[What needs to be done] Both the line containing "Recreate this image" and the line containing "const axisName = 'Sedeculta';" belong in the answer, along with every line between them; print exactly those.

[Information shown]
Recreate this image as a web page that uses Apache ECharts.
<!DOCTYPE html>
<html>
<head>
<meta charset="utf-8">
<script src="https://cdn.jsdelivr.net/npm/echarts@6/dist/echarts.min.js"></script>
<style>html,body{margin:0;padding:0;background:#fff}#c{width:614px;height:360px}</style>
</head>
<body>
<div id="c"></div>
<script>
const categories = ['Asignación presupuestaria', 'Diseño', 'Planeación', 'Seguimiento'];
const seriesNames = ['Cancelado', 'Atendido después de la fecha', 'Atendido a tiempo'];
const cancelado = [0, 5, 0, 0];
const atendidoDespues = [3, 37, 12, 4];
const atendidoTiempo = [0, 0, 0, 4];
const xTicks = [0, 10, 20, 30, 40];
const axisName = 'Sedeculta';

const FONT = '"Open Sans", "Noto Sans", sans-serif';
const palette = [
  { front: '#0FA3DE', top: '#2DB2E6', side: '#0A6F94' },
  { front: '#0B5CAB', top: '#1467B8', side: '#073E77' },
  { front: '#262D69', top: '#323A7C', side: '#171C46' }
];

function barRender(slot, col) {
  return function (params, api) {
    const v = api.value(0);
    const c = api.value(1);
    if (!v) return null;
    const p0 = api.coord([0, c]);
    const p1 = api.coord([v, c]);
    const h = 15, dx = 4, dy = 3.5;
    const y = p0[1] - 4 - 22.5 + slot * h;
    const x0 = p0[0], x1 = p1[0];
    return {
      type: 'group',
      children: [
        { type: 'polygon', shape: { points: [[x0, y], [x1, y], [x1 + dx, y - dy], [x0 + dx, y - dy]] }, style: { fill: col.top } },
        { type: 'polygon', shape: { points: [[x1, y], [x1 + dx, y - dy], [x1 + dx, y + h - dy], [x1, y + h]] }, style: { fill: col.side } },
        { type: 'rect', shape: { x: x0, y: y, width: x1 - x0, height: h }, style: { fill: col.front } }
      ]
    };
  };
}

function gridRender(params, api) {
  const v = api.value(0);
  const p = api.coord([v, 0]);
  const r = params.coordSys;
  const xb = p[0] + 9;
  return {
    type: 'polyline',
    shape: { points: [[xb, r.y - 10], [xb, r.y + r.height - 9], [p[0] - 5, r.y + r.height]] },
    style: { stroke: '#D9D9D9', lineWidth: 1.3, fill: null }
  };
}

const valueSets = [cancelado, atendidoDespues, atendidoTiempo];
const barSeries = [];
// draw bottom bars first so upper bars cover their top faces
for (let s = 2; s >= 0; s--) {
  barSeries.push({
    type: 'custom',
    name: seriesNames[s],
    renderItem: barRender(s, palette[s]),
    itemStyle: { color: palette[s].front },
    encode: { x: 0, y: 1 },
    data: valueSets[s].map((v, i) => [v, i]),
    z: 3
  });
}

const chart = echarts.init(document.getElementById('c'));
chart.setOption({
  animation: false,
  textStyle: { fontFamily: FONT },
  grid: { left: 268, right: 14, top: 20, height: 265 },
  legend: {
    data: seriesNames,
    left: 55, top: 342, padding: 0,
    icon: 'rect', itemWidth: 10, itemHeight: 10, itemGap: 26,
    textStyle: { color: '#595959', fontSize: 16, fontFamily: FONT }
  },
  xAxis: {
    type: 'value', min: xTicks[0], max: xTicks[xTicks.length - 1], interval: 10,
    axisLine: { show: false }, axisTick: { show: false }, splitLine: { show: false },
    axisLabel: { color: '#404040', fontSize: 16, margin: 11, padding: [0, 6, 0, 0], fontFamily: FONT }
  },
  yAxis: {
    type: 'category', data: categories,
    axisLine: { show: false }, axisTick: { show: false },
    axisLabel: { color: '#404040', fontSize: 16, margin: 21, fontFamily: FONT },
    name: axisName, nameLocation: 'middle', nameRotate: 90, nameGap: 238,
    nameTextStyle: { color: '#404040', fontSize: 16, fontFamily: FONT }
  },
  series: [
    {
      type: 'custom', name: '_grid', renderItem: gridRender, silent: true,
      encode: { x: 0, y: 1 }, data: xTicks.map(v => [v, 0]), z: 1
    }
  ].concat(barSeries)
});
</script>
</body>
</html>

==

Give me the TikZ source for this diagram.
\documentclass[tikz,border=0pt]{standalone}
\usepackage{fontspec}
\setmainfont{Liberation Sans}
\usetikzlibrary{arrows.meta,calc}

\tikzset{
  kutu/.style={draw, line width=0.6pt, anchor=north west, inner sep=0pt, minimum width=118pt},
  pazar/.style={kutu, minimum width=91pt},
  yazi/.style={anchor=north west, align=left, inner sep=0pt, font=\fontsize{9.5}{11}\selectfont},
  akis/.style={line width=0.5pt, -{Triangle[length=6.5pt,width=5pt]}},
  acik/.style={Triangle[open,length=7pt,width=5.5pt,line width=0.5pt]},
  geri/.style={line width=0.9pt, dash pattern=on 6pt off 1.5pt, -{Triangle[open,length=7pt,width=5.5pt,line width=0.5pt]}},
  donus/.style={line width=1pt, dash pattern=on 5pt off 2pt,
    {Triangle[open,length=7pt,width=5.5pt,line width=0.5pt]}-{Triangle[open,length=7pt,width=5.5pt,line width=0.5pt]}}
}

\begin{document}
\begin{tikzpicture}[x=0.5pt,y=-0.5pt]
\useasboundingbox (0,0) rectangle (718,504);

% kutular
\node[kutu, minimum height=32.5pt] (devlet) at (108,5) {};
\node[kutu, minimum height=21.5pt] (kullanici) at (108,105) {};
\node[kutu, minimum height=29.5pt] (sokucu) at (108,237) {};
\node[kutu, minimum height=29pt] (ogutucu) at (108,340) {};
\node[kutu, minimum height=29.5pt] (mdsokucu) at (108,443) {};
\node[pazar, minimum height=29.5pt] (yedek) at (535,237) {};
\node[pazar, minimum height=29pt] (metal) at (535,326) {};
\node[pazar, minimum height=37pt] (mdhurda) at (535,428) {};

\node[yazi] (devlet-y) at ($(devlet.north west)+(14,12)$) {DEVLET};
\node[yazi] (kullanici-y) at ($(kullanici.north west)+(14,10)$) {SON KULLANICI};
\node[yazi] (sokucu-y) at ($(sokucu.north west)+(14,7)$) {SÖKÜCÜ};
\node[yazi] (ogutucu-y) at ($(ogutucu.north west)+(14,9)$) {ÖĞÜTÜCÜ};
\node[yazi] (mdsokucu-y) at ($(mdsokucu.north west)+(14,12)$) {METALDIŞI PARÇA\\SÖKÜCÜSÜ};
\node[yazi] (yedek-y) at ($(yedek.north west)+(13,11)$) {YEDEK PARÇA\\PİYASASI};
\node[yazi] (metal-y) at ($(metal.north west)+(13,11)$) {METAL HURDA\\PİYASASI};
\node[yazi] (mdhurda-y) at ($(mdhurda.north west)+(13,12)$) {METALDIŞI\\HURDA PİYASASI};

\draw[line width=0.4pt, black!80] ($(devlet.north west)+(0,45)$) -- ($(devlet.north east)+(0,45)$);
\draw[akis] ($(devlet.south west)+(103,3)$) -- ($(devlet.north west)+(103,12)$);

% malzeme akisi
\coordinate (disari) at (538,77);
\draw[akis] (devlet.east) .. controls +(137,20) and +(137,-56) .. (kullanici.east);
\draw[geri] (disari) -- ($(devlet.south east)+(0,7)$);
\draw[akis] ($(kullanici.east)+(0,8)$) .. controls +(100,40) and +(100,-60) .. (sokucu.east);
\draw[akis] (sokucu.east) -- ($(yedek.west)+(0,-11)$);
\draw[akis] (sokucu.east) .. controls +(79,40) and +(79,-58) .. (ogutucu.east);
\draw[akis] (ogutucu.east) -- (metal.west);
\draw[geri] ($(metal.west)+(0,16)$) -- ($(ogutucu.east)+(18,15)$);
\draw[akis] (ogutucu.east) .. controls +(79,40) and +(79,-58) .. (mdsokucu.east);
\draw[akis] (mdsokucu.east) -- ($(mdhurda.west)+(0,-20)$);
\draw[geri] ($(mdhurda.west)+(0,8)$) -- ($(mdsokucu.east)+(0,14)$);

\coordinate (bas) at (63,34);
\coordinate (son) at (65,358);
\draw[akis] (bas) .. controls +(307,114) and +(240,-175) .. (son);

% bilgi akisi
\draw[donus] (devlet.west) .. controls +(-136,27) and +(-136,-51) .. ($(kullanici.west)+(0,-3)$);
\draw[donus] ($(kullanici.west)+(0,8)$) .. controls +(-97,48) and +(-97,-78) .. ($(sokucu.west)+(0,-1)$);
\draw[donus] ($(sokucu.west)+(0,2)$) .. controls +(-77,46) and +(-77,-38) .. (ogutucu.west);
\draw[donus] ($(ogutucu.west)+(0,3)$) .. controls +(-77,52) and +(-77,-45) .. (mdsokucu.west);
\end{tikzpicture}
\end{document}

--

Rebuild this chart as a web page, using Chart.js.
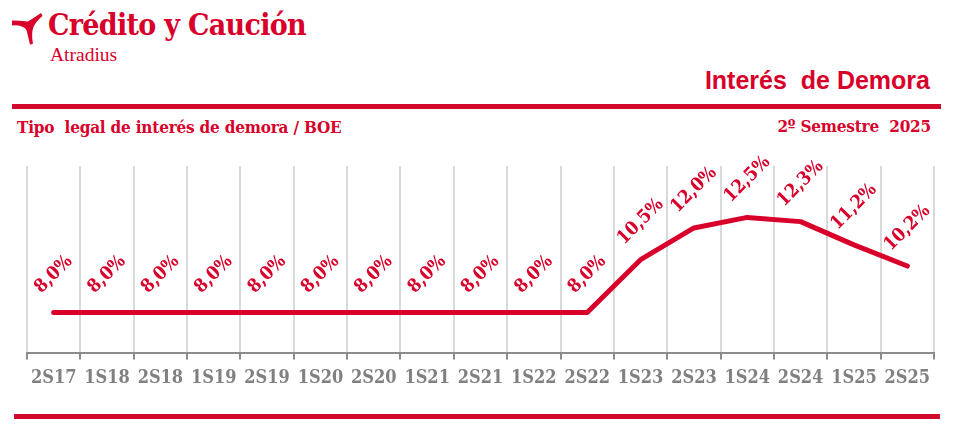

[Finished exercise]
Recreate this image as a web page that uses Apache ECharts.
<!DOCTYPE html>
<html>
<head>
<meta charset="utf-8">
<script src="https://cdn.jsdelivr.net/npm/echarts@6/dist/echarts.min.js"></script>
<style>html,body{margin:0;padding:0;background:#fff}#c{width:614px;height:360px}</style>
</head>
<body>
<div id="c"></div>
<script>
const categories = ['Asignación presupuestaria', 'Diseño', 'Planeación', 'Seguimiento'];
const seriesNames = ['Cancelado', 'Atendido después de la fecha', 'Atendido a tiempo'];
const cancelado = [0, 5, 0, 0];
const atendidoDespues = [3, 37, 12, 4];
const atendidoTiempo = [0, 0, 0, 4];
const xTicks = [0, 10, 20, 30, 40];
const axisName = 'Sedeculta';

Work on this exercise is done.